[Start of Recorded information]

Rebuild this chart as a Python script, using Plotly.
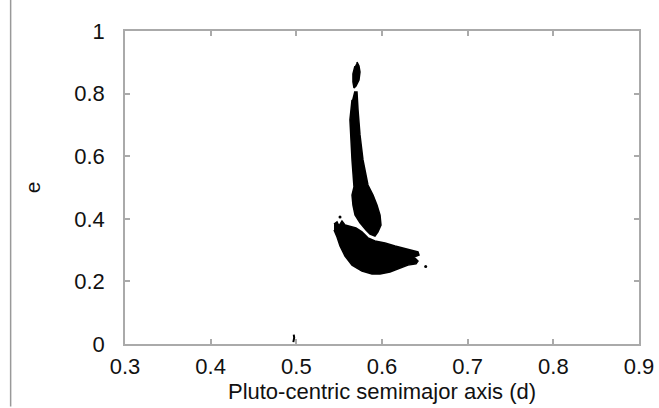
import plotly.graph_objects as go

# Outlines of the dense point clouds (semimajor axis a [d], eccentricity e)
tip_a = [0.5708, 0.5731, 0.5743, 0.5731, 0.5696, 0.5673, 0.5661, 0.5661, 0.5684]
tip_e = [0.901, 0.888, 0.869, 0.843, 0.824, 0.818, 0.837, 0.863, 0.888]

stalk_a = [0.5673, 0.5708, 0.5720, 0.5743, 0.5778, 0.5813, 0.5836, 0.5895, 0.5941, 0.5977,
           0.5988, 0.5953, 0.5918, 0.5860, 0.5813, 0.5743, 0.5685, 0.5661, 0.5650, 0.5673,
           0.5661, 0.5650, 0.5638, 0.5626, 0.5650]
stalk_e = [0.805, 0.805, 0.748, 0.668, 0.588, 0.540, 0.508, 0.476, 0.444, 0.412,
           0.380, 0.358, 0.345, 0.351, 0.364, 0.387, 0.412, 0.444, 0.476, 0.502,
           0.540, 0.588, 0.652, 0.716, 0.780]

lower_a = [0.5440, 0.5475, 0.5498, 0.5533, 0.5568, 0.5626, 0.5696, 0.5766, 0.5836, 0.5918,
           0.6035, 0.6152, 0.6268, 0.6350, 0.6420, 0.6432, 0.6373, 0.6420, 0.6397, 0.6303,
           0.6210, 0.6152, 0.6093, 0.5977, 0.5883, 0.5766, 0.5650, 0.5568, 0.5510, 0.5475,
           0.5440]
lower_e = [0.383, 0.390, 0.377, 0.393, 0.380, 0.377, 0.371, 0.358, 0.339, 0.329,
           0.323, 0.313, 0.304, 0.297, 0.294, 0.284, 0.278, 0.265, 0.256, 0.252,
           0.243, 0.236, 0.230, 0.224, 0.224, 0.233, 0.252, 0.281, 0.313, 0.342,
           0.364]

dots_a = [0.651, 0.551]
dots_e = [0.248, 0.406]

near_half_a = [0.4965, 0.4975, 0.4970]
near_half_e = [0.006, 0.020, 0.030]

x_ticks = [0.3, 0.4, 0.5, 0.6, 0.7, 0.8, 0.9]
x_tick_text = ["0.3", "0.4", "0.5", "0.6", "0.7", "0.8", "0.9"]
y_ticks = [0, 0.2, 0.4, 0.6, 0.8, 1]
y_tick_text = ["0", "0.2", "0.4", "0.6", "0.8", "1"]

fig = go.Figure()
for xa, ye in [(tip_a, tip_e), (stalk_a, stalk_e), (lower_a, lower_e)]:
    fig.add_trace(go.Scatter(x=xa, y=ye, mode="lines", fill="toself",
                             fillcolor="black", line=dict(color="black", width=1.5),
                             hoverinfo="skip", showlegend=False))
fig.add_trace(go.Scatter(x=dots_a, y=dots_e, mode="markers",
                         marker=dict(color="black", size=3), showlegend=False))
fig.add_trace(go.Scatter(x=near_half_a, y=near_half_e, mode="lines",
                         line=dict(color="black", width=2), showlegend=False))

font = "Liberation Sans, Arial, sans-serif"
axis_common = dict(showline=True, linecolor="#aaaaaa", linewidth=1.5, mirror="ticks",
                   ticks="inside", ticklen=5, tickcolor="#aaaaaa", tickwidth=1.5,
                   showgrid=False, zeroline=False, automargin=False,
                   tickfont=dict(family=font, size=22, color="#111111"))

fig.update_layout(
    width=659, height=408,
    margin=dict(l=125, r=20, t=31, b=64),
    paper_bgcolor="white", plot_bgcolor="white",
    xaxis=dict(range=[0.3, 0.9], tickvals=x_ticks, ticktext=x_tick_text,
               title=dict(text="Pluto-centric semimajor axis (d)",
                          font=dict(family=font, size=22, color="#111111"), standoff=0),
               ticklabelstandoff=2, **axis_common),
    yaxis=dict(range=[0, 1], tickvals=y_ticks, ticktext=y_tick_text,
               title=dict(text="e", font=dict(family=font, size=21, color="#111111"),
                          standoff=28),
               ticklabelstandoff=14, **axis_common),
    shapes=[dict(type="line", xref="paper", yref="paper", x0=-0.2225, x1=-0.2225,
                 y0=-0.2, y1=1.1, line=dict(color="#999999", width=1.5))],
)

fig.write_html("out.html", config={"displayModeBar": False},
               post_script="document.body.style.margin='0';document.body.style.overflow='hidden';")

[End of Recorded information]

(Given exercise) Transcribe all of the material exactly, leaving out whatever pictures it contains.

(Output of the exercise)
Rebuild this chart as a Python script, using Plotly.
import plotly.graph_objects as go

# Outlines of the dense point clouds (semimajor axis a [d], eccentricity e)
tip_a = [0.5708, 0.5731, 0.5743, 0.5731, 0.5696, 0.5673, 0.5661, 0.5661, 0.5684]
tip_e = [0.901, 0.888, 0.869, 0.843, 0.824, 0.818, 0.837, 0.863, 0.888]

stalk_a = [0.5673, 0.5708, 0.5720, 0.5743, 0.5778, 0.5813, 0.5836, 0.5895, 0.5941, 0.5977,
           0.5988, 0.5953, 0.5918, 0.5860, 0.5813, 0.5743, 0.5685, 0.5661, 0.5650, 0.5673,
           0.5661, 0.5650, 0.5638, 0.5626, 0.5650]
stalk_e = [0.805, 0.805, 0.748, 0.668, 0.588, 0.540, 0.508, 0.476, 0.444, 0.412,
           0.380, 0.358, 0.345, 0.351, 0.364, 0.387, 0.412, 0.444, 0.476, 0.502,
           0.540, 0.588, 0.652, 0.716, 0.780]

lower_a = [0.5440, 0.5475, 0.5498, 0.5533, 0.5568, 0.5626, 0.5696, 0.5766, 0.5836, 0.5918,
           0.6035, 0.6152, 0.6268, 0.6350, 0.6420, 0.6432, 0.6373, 0.6420, 0.6397, 0.6303,
           0.6210, 0.6152, 0.6093, 0.5977, 0.5883, 0.5766, 0.5650, 0.5568, 0.5510, 0.5475,
           0.5440]
lower_e = [0.383, 0.390, 0.377, 0.393, 0.380, 0.377, 0.371, 0.358, 0.339, 0.329,
           0.323, 0.313, 0.304, 0.297, 0.294, 0.284, 0.278, 0.265, 0.256, 0.252,
           0.243, 0.236, 0.230, 0.224, 0.224, 0.233, 0.252, 0.281, 0.313, 0.342,
           0.364]

dots_a = [0.651, 0.551]
dots_e = [0.248, 0.406]

near_half_a = [0.4965, 0.4975, 0.4970]
near_half_e = [0.006, 0.020, 0.030]

x_ticks = [0.3, 0.4, 0.5, 0.6, 0.7, 0.8, 0.9]
x_tick_text = ["0.3", "0.4", "0.5", "0.6", "0.7", "0.8", "0.9"]
y_ticks = [0, 0.2, 0.4, 0.6, 0.8, 1]
y_tick_text = ["0", "0.2", "0.4", "0.6", "0.8", "1"]

fig = go.Figure()
for xa, ye in [(tip_a, tip_e), (stalk_a, stalk_e), (lower_a, lower_e)]:
    fig.add_trace(go.Scatter(x=xa, y=ye, mode="lines", fill="toself",
                             fillcolor="black", line=dict(color="black", width=1.5),
                             hoverinfo="skip", showlegend=False))
fig.add_trace(go.Scatter(x=dots_a, y=dots_e, mode="markers",
                         marker=dict(color="black", size=3), showlegend=False))
fig.add_trace(go.Scatter(x=near_half_a, y=near_half_e, mode="lines",
                         line=dict(color="black", width=2), showlegend=False))

font = "Liberation Sans, Arial, sans-serif"
axis_common = dict(showline=True, linecolor="#aaaaaa", linewidth=1.5, mirror="ticks",
                   ticks="inside", ticklen=5, tickcolor="#aaaaaa", tickwidth=1.5,
                   showgrid=False, zeroline=False, automargin=False,
                   tickfont=dict(family=font, size=22, color="#111111"))

fig.update_layout(
    width=659, height=408,
    margin=dict(l=125, r=20, t=31, b=64),
    paper_bgcolor="white", plot_bgcolor="white",
    xaxis=dict(range=[0.3, 0.9], tickvals=x_ticks, ticktext=x_tick_text,
               title=dict(text="Pluto-centric semimajor axis (d)",
                          font=dict(family=font, size=22, color="#111111"), standoff=0),
               ticklabelstandoff=2, **axis_common),
    yaxis=dict(range=[0, 1], tickvals=y_ticks, ticktext=y_tick_text,
               title=dict(text="e", font=dict(family=font, size=21, color="#111111"),
                          standoff=28),
               ticklabelstandoff=14, **axis_common),
    shapes=[dict(type="line", xref="paper", yref="paper", x0=-0.2225, x1=-0.2225,
                 y0=-0.2, y1=1.1, line=dict(color="#999999", width=1.5))],
)

fig.write_html("out.html", config={"displayModeBar": False},
               post_script="document.body.style.margin='0';document.body.style.overflow='hidden';")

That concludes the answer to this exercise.